- Born: 21 May 1888 Piatra Neamț, Neamț County, Kingdom of Romania
- Died: 28 August 1980 (aged 92) Bucharest, Socialist Republic of Romania
- Allegiance: Romania
- Branch: Romanian Army
- Service years: 1909–1945
- Rank: Major general
- Commands: 4th Mountain Division
- Conflicts: Second Balkan War; World War I; World War II Eastern Front Operation München; Battle of the Sea of Azov; Crimean Campaign; Siege of Sevastopol; ; ;
- Awards: Order of the Crown Order of Michael the Brave Knight's Cross of the Iron Cross Order of the Star of Romania
- Education: Carol I National Defence University

= Gheorghe Manoliu =

Romanian general

Gheorghe Manoliu (21 May 1888 – 28 August 1980) was a Romanian major general during World War II.

==Biography==
He was born in 1888 in Piatra Neamț, the son of Vasile and Andromaca Manoliu, both civil servants, originally from the Ceahlău region. After graduating from Petru Rareș High School in his native city, he attended the Infantry School for Officers in Bucharest, graduating in 1909 with the rank of second lieutenant. Promoted to lieutenant in 1912, he served in 1913 in the Second Balkan War. After Romania entered World War I in August 1916 on the side of the Allies, Manoliu fought in the Romanian Campaign of 1916, commanding an infantry battalion. He fought in the Battle of Transylvania and then at First Battle of Oituz. He was promoted to captain in May 1917 and, after distinguishing himself at the Third Battle of Oituz, to major in September 1917.

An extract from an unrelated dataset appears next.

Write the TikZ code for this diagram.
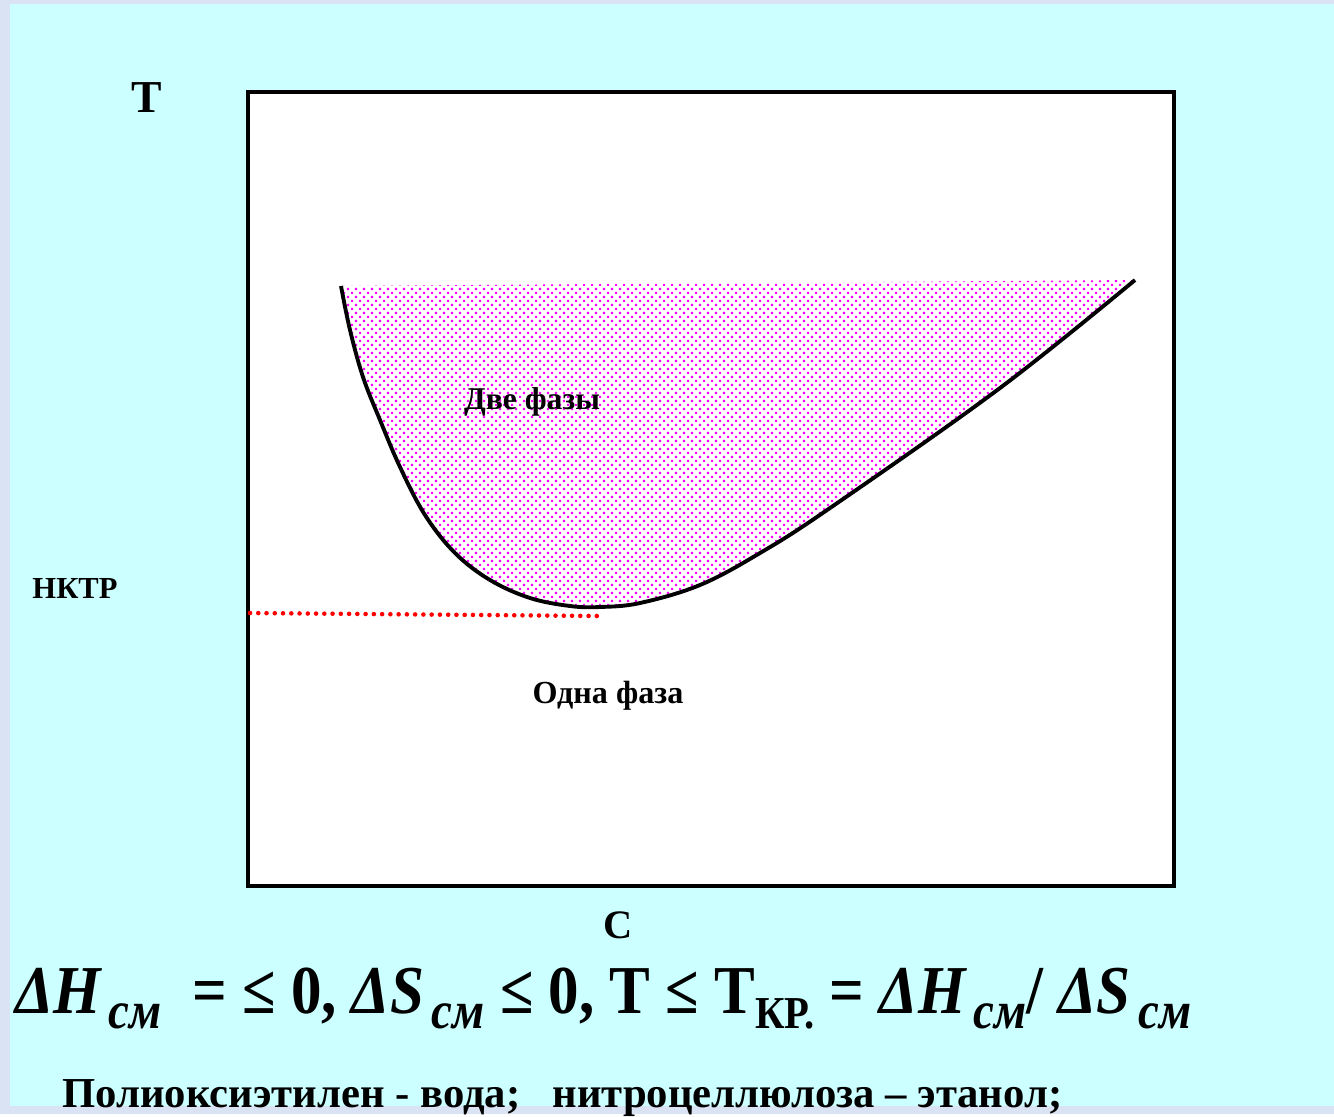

After the war, he studied from 1919 to 1921 at the Higher War School in Bucharest. In 1925 he advanced to the rank of lieutenant colonel and took command of the 12th Mountain Battalion. After 5 years he became commanding officer of the Vânători de munte troops stationed in Sighetu Marmației and Satu Mare. Promoted to colonel in 1933, he served from 1934 to 1938 as commander of the 15th Infantry Regiment, based in Piatra Neamț. After advancing to brigadier general in 1938, he was appointed in 1939 commander of the 2nd Mixed Brigade Vânători de munte, garrisoned at Bistrița. In January 1941 he took command of the 4th Mixed Brigade.

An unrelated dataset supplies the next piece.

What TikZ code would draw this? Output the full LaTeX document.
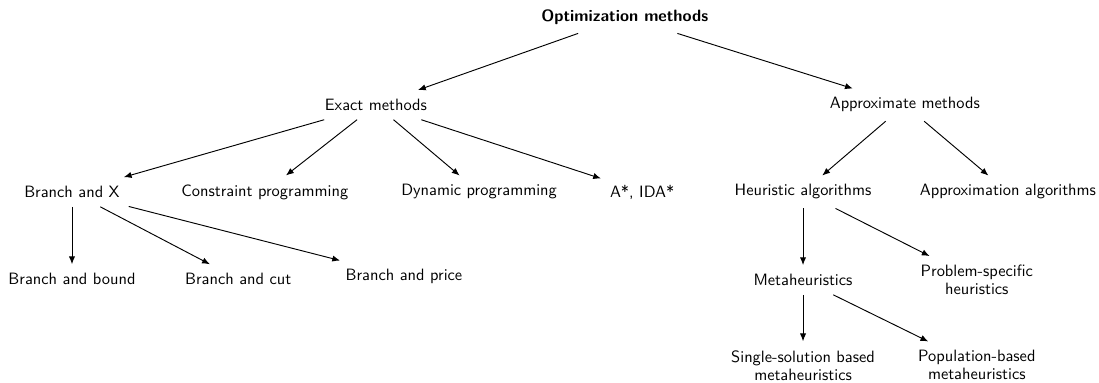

In June 1941 Manoliu's brigade was relocated from Transylvania to an area north of Suceava. On June 22, Romania joined Operation Barbarossa in order to reclaim the lost territories of Bessarabia and Northern Bukovina, which had been annexed by the Soviet Union in June 1940. At the start of Operation München, on July 2, 1941, the 2nd Mixed Brigade passed to the attack in the direction Vicovu de Sus–Cernăuți–Hotin. On July 17, the brigade crossed the Dniester River at Ojeva, and then advanced towards the Bug River, in the direction Vapniarka–Voznesensk. After fighting at Mala Biloserka and Vladimirovka in late September, his brigade was tasked to secure the northern coastline of the Azov Sea during the Battle of the Sea of Azov. In November 1941, the 4th Mixed Brigade was reassigned to the Crimean Campaign. Manoliu spent New Year's Eve near the frontline, in a bombed-out hut, sharing with cavalry colonel Haralambie Fortunescu canned rations sprinkled with champagne.

In March 1942 the brigade was reorganized as the 4th Mountain Division and Manoliu was promoted to major general. On June 27, his division took the heavily fortified Red Army positions at Kegel in the Sakharnaya Golovka area (the last Soviet strong point in the Gaitani massif), during the last phase of the Siege of Sevastopol. The final assault was launched on July 1, with street combat lasting until July 4, when the remaining Soviet defenses were overrun and all organized resistance collapsed. Starting in September 1942, the 4th Mountain Division had the mission to secure and defend the Black Sea coastline of the Crimea, first from Feodosia to Simferopol, and later from Feodosia to Kerch.

In March 1943 Manoliu returned to Romania, and was named commander of the 4th Regional Corps, a position he held until March 1945, when he retired from the Army. In February 1949 he was condemned to 45 years imprisonment as a war criminal. In 1950 he was detained at Aiud Prison and in 1952–1954 at Jilava Prison, after which he was released. His wife, Otilia, was also arrested and detained at Jilava in 1953. Manoliu died in Bucharest in 1980.

A street in Vatra Dornei bears his name.

==Awards==
- Order of the Crown of Romania, Commander Class on 9 May 1941.
- Order of Michael the Brave, 3rd Class on 17 October 1941.
- Knight's Cross of the Iron Cross on 30 August 1942 as Divisions-General of the 4th Romanian Mountain Division.